In my reading, the story The Spider’s Thread has three themes. First, at its basic level, it talks about the cold-heartedness of the central character, Kandata, which practically reinforce what some scholars would say as the usual theme of Ryunosuke in almost all, if not all, of his works, that is the darker side of man. Second, it talks about man’s pursuit of “paradise,” and lastly, the wide gap of the two kinds of people found in society—the powerful or the dominant ones and the weak or the lesser ones, of which, I think, is the general theme of the story.
To begin with, the usual theme of the author is depicted in this particular story. The descriptions given to the central character and to hell are pieces of proof of this. Kandata, on one hand, is pictured as a murderer and robber, among others, showing the evil tendencies and capabilities of man. On the other hand, hell, being Kandata’s final destination after life, is given an equally gloomy and pitiful description, a place of complete darkness and utter chaos that even the most savage and merciless among the lot cannot last a minute longer; if only to be consistent with the dominating atmosphere in the story.
Furthermore, man’s “pursuit of paradise,” is another theme to delve into. Paradise being man’s resting place or final stop after his long journey, labor, and hardship on Earth. The opening lines of the story give emphasis to this, for each line talks about the beauty and magnificence of paradise, as if inviting man to be, indeed, there. The thread being lowered, too, is quite significant in pursuing this theme. It somehow suggests that the Greater Being above welcomes man, if man chooses to be there, that is if man does benevolent deeds.

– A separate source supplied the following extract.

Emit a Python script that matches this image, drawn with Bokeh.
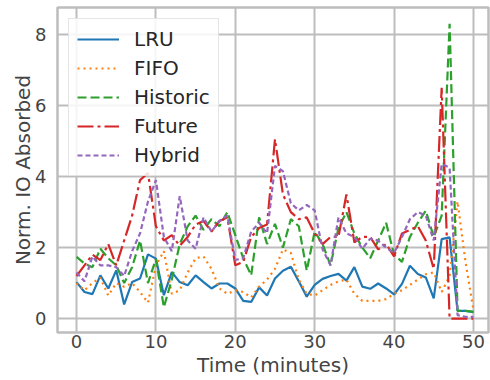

Lastly, is the wide gap between two beings—the Buddha and Kandata—emphasized in the story, the Buddha, who dwells in “paradise,” being the powerful being and Kandata, who dwells in “hell,” being the lesser being. Of which can be likened to the real context and situation of society today, that the ones situated above are the very people who decide the fate of the ones situated below. Suggestive of this is, again, the lowering of the thread from “paradise” to “hell.” The thread further suggests that the people from below only have that slim and thin chance of reaching the point where only the select few enjoy. However, if and when that slim and thin chance is reached, the powerful simply cuts the thread, leaving the ones who climb the thread to whirl rapidly down, back to where they started: Hell.